“Technology’s Wild Ride”


“Technology’s Wild Ride” • oil • 40hx30w

My painting covers a variety of ideas about the growth of technology in the 21st century. The characters and their props in this painting explore the gadgetry and the social effects of Technology’s Wild Ride.

WARNING: This ride progresses at an alarming rate, if you choose to take the “chicken exit”, here is a playlist with songs that inspired the painting. For fun, via the technology of your choice, you can listen to it instead of reading this post…

  1. Wikipedia: The song “TVC-15” by David Bowie
  2. YouTube: “Nellie the Elephant” by the Toy Dolls
  3. Download the song, “Jungle Boogie” by Kool and the Gang

Ok, for those brave enough to buckle up, hold on to your hats!

Player 1

My son, who is our family computer expert, posed for this image. He put up with his mom and wore the paper hat I folded up from the Business section of the paper. The watch and phone are, as you know, the new normal. While thinking up the concept, I read an article in Time magazine about virtual reality. This gave me the idea that it would be funny to take a selfie, while wearing the featured prototype glasses.
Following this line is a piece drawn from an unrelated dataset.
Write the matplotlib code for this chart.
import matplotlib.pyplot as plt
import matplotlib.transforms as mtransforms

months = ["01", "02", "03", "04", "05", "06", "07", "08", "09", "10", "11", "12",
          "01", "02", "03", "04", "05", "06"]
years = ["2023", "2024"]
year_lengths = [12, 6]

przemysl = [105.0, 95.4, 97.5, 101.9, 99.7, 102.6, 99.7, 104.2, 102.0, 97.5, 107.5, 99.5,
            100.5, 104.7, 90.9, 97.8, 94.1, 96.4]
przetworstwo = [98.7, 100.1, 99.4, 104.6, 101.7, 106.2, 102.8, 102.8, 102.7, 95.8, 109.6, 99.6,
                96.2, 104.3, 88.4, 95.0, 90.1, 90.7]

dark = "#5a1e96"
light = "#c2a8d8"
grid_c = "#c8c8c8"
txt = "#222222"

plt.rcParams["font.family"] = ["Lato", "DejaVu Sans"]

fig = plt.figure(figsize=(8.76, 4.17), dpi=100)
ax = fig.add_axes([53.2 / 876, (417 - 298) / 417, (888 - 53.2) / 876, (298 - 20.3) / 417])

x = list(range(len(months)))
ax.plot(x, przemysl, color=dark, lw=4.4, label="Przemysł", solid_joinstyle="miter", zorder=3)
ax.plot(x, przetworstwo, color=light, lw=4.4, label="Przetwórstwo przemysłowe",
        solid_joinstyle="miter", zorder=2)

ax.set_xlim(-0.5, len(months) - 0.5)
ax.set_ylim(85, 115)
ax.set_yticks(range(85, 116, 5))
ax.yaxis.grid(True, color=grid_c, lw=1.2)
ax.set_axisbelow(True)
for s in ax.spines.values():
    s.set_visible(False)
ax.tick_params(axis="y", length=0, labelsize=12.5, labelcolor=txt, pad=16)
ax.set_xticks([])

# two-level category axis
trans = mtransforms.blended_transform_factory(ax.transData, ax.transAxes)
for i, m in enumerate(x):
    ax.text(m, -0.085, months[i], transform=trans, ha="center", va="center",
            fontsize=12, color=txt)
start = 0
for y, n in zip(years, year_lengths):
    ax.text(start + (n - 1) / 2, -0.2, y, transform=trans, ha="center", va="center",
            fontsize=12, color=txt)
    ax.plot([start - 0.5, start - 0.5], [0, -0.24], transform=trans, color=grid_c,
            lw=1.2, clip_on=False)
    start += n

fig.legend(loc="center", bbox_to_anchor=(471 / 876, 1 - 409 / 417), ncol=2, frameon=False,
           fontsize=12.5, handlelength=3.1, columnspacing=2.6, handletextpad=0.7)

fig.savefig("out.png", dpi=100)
His t-shirt references an old Pong game. The monitors were deep blue/black. The game was rendered in white graphics. As a kid who played Pong, I had the choice of being Player 1 or Player 2 at the start of the game. The competition to be Player 1 in the world of Technology and Business is fierce. In fact, it’s a jungle out there. (Go to Playlist, choose “Jungle Boogie”)

Nellie the Elephant

I was playing with the idea that Technology is Big. And I have also been working on a digital series of my paintings called, “Circus Real Surreal”, which is a transformation of my oil paintings into circus posters. Here is what I asked myself:

Q: What is big and involved in a circus past or present?
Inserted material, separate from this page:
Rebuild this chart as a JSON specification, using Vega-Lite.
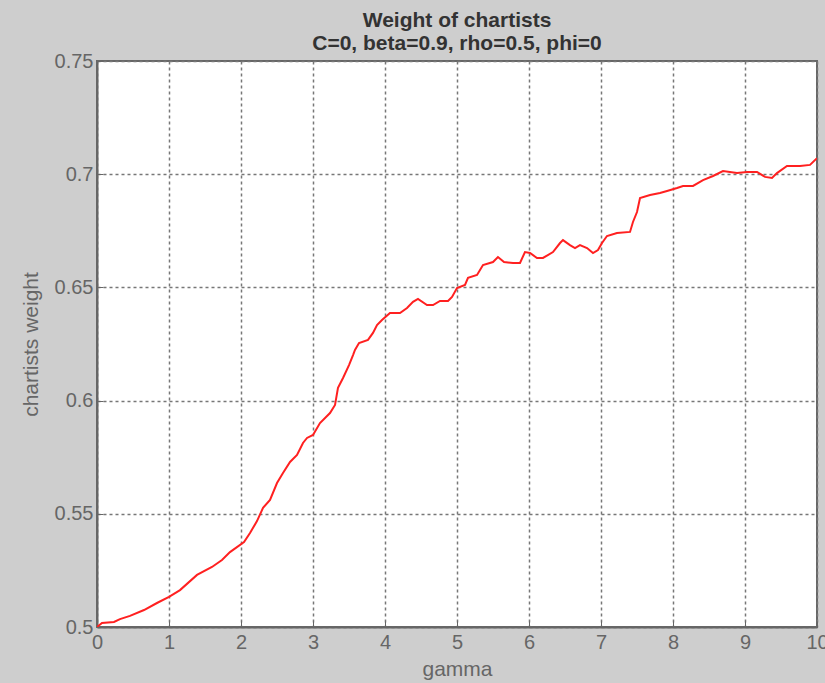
{
  "$schema": "https://vega.github.io/schema/vega-lite/v6.json",
  "autosize": "none",
  "width": 720,
  "height": 566,
  "padding": {"left": 97, "top": 61, "right": 8, "bottom": 56},
  "background": "#cecece",
  "title": {
    "text": "Weight of chartists",
    "subtitle": "C=0, beta=0.9, rho=0.5, phi=0",
    "font": "Liberation Sans",
    "fontSize": 21,
    "fontWeight": "bold",
    "color": "#333333",
    "subtitleFont": "Liberation Sans",
    "subtitleFontSize": 21,
    "subtitleFontWeight": "bold",
    "subtitleColor": "#333333",
    "subtitlePadding": 2,
    "offset": -3,
    "anchor": "middle"
  },
  "config": {
    "view": {"stroke": "#666666", "strokeWidth": 2, "fill": "white"},
    "axis": {
      "labelFont": "Liberation Sans",
      "labelFontSize": 20,
      "labelColor": "#666666",
      "labelFlush": false,
      "titleFont": "Liberation Sans",
      "titleFontSize": 21,
      "titleFontWeight": "normal",
      "titleColor": "#666666",
      "domainColor": "#666666",
      "domainWidth": 2,
      "gridColor": "#777777",
      "gridDash": [3, 3],
      "gridWidth": 1.5,
      "gridOpacity": 1,
      "tickColor": "#666666",
      "tickSize": -6
    }
  },
  "data": {
    "values": [
      {"gamma": 0.0, "w": 0.5},
      {"gamma": 0.069, "w": 0.5018},
      {"gamma": 0.236, "w": 0.5022},
      {"gamma": 0.319, "w": 0.5035},
      {"gamma": 0.458, "w": 0.5049},
      {"gamma": 0.653, "w": 0.5075},
      {"gamma": 0.833, "w": 0.5106},
      {"gamma": 1.0, "w": 0.5133},
      {"gamma": 1.153, "w": 0.5163},
      {"gamma": 1.389, "w": 0.523},
      {"gamma": 1.597, "w": 0.5265},
      {"gamma": 1.736, "w": 0.5296},
      {"gamma": 1.847, "w": 0.5331},
      {"gamma": 2.042, "w": 0.5375},
      {"gamma": 2.125, "w": 0.5415},
      {"gamma": 2.222, "w": 0.5468},
      {"gamma": 2.306, "w": 0.5526},
      {"gamma": 2.403, "w": 0.5561},
      {"gamma": 2.5, "w": 0.5636},
      {"gamma": 2.583, "w": 0.568},
      {"gamma": 2.681, "w": 0.5729},
      {"gamma": 2.778, "w": 0.576},
      {"gamma": 2.861, "w": 0.5813},
      {"gamma": 2.917, "w": 0.5835},
      {"gamma": 3.0, "w": 0.5848},
      {"gamma": 3.097, "w": 0.5901},
      {"gamma": 3.236, "w": 0.5945},
      {"gamma": 3.306, "w": 0.5981},
      {"gamma": 3.347, "w": 0.6056},
      {"gamma": 3.417, "w": 0.61},
      {"gamma": 3.5, "w": 0.6157},
      {"gamma": 3.556, "w": 0.6201},
      {"gamma": 3.583, "w": 0.6224},
      {"gamma": 3.639, "w": 0.6254},
      {"gamma": 3.764, "w": 0.6268},
      {"gamma": 3.833, "w": 0.6299},
      {"gamma": 3.889, "w": 0.6334},
      {"gamma": 3.958, "w": 0.6356},
      {"gamma": 4.069, "w": 0.6387},
      {"gamma": 4.208, "w": 0.6387},
      {"gamma": 4.306, "w": 0.6409},
      {"gamma": 4.389, "w": 0.6436},
      {"gamma": 4.458, "w": 0.6449},
      {"gamma": 4.583, "w": 0.6422},
      {"gamma": 4.667, "w": 0.6422},
      {"gamma": 4.764, "w": 0.644},
      {"gamma": 4.875, "w": 0.644},
      {"gamma": 4.931, "w": 0.6458},
      {"gamma": 5.0, "w": 0.6497},
      {"gamma": 5.111, "w": 0.6511},
      {"gamma": 5.153, "w": 0.6542},
      {"gamma": 5.278, "w": 0.6555},
      {"gamma": 5.361, "w": 0.6599},
      {"gamma": 5.5, "w": 0.6612},
      {"gamma": 5.569, "w": 0.6634},
      {"gamma": 5.653, "w": 0.6612},
      {"gamma": 5.778, "w": 0.6608},
      {"gamma": 5.875, "w": 0.6608},
      {"gamma": 5.944, "w": 0.6656},
      {"gamma": 6.014, "w": 0.6652},
      {"gamma": 6.111, "w": 0.663},
      {"gamma": 6.194, "w": 0.663},
      {"gamma": 6.333, "w": 0.6656},
      {"gamma": 6.431, "w": 0.6696},
      {"gamma": 6.472, "w": 0.6709},
      {"gamma": 6.569, "w": 0.6687},
      {"gamma": 6.639, "w": 0.6674},
      {"gamma": 6.708, "w": 0.6687},
      {"gamma": 6.806, "w": 0.6674},
      {"gamma": 6.889, "w": 0.6652},
      {"gamma": 6.958, "w": 0.6665},
      {"gamma": 7.014, "w": 0.6696},
      {"gamma": 7.083, "w": 0.6727},
      {"gamma": 7.222, "w": 0.674},
      {"gamma": 7.403, "w": 0.6745},
      {"gamma": 7.444, "w": 0.6789},
      {"gamma": 7.5, "w": 0.6833},
      {"gamma": 7.542, "w": 0.6895},
      {"gamma": 7.681, "w": 0.6908},
      {"gamma": 7.819, "w": 0.6917},
      {"gamma": 7.917, "w": 0.6926},
      {"gamma": 8.056, "w": 0.6939},
      {"gamma": 8.139, "w": 0.6948},
      {"gamma": 8.278, "w": 0.6948},
      {"gamma": 8.417, "w": 0.6974},
      {"gamma": 8.556, "w": 0.6992},
      {"gamma": 8.694, "w": 0.7014},
      {"gamma": 8.889, "w": 0.7005},
      {"gamma": 9.028, "w": 0.701},
      {"gamma": 9.167, "w": 0.701},
      {"gamma": 9.278, "w": 0.6988},
      {"gamma": 9.375, "w": 0.6983},
      {"gamma": 9.444, "w": 0.7005},
      {"gamma": 9.583, "w": 0.7036},
      {"gamma": 9.764, "w": 0.7036},
      {"gamma": 9.903, "w": 0.7041},
      {"gamma": 10.0, "w": 0.7071}
    ]
  },
  "mark": {"type": "line", "color": "#ff2020", "strokeWidth": 2, "clip": true},
  "encoding": {
    "x": {
      "field": "gamma",
      "type": "quantitative",
      "scale": {"domain": [0, 10], "nice": false, "zero": false},
      "axis": {"values": [0,1,2,3,4,5,6,7,8,9,10], "title": "gamma", "titlePadding": 6, "labelPadding": 11, "format": "d"}
    },
    "y": {
      "field": "w",
      "type": "quantitative",
      "scale": {"domain": [0.5, 0.75], "nice": false, "zero": false},
      "axis": {"values": [0.5, 0.55, 0.6, 0.65, 0.7, 0.75], "title": "chartists weight", "titlePadding": 13, "labelPadding": 10, "format": "~g"}
    }
  }
}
A: Elephants. (Note: No virtual elephants were harmed in the creation of this painting.)

As a kid, I was also listening to music while playing video games. One such song, circa 1980, was called, “Nellie the Elephant” by the Toy Dolls. It is based on a British nursery song about an intelligent circus elephant who takes the crowd by storm and then runs away from the circus. I feel that technology changes at an almost runaway rate! (Go to Playlist, choose “Nellie the Elephant”)

Nellie’s Bling and Things

I wanted Nellie to visually communicate aspects of technology. The first idea I had was to compose Nellie with circuits. Circuits are quite mesmerizing to look at. When I researched Asian elephants I found that elephants are sometimes decorated with chalk for ceremonies in India. There are some beautiful designs and extravagantly colorful elephants to behold in a Google search. This was my inspiration for applying the circuits on Nellie. She also sports a joystick and a silicon chip on her headdress.


Pixelonmic Transitions: From Bowie to Binary

Early on in the painting process I decided to pixelate the tip of Nellie’s trunk. Pixels are something a large part of the population is looking at daily. They are a big part of our lives, and communication. A visual transmission can influence society to action.

During the creation of this painting singer/songwriter David Bowie passed away. Through the internet I was able to re-connect with some of his songs I had remembered. One song I always liked was “TVC-15”. I was unclear on the meaning and looked it up. The song plays with the idea that the singer’s girlfriend has jumped into his TV set (the model being the TVC-15) and he is wondering if he should go in and get her. Perfect!

The chorus is: Transition, Transmission. I thought the song and words were appropriate for the Technology age. The word “Transition” appears in my painting written in binary code on the underside of Nellie’s trunk. (Go to Playlist, choose “TVC-15”)

Infophilic Transmissions: Privacy Settings


The ID tag and the elephant wrinkle/ large finger print behind it are a reference to the on going question of who has access to your information. During the creation of this painting, national security vs. consumer privacy became a very big issue.

Technology has far reaching effects on society. Symbolically, I felt that the leaves with their radiating pattern and the umbrella, which also radiates out was an abstract way to transmit that feeling to you.

I hope you enjoyed “Technology’s Wild Ride.” It is now safe to unbuckle your seat belt and exit this screen.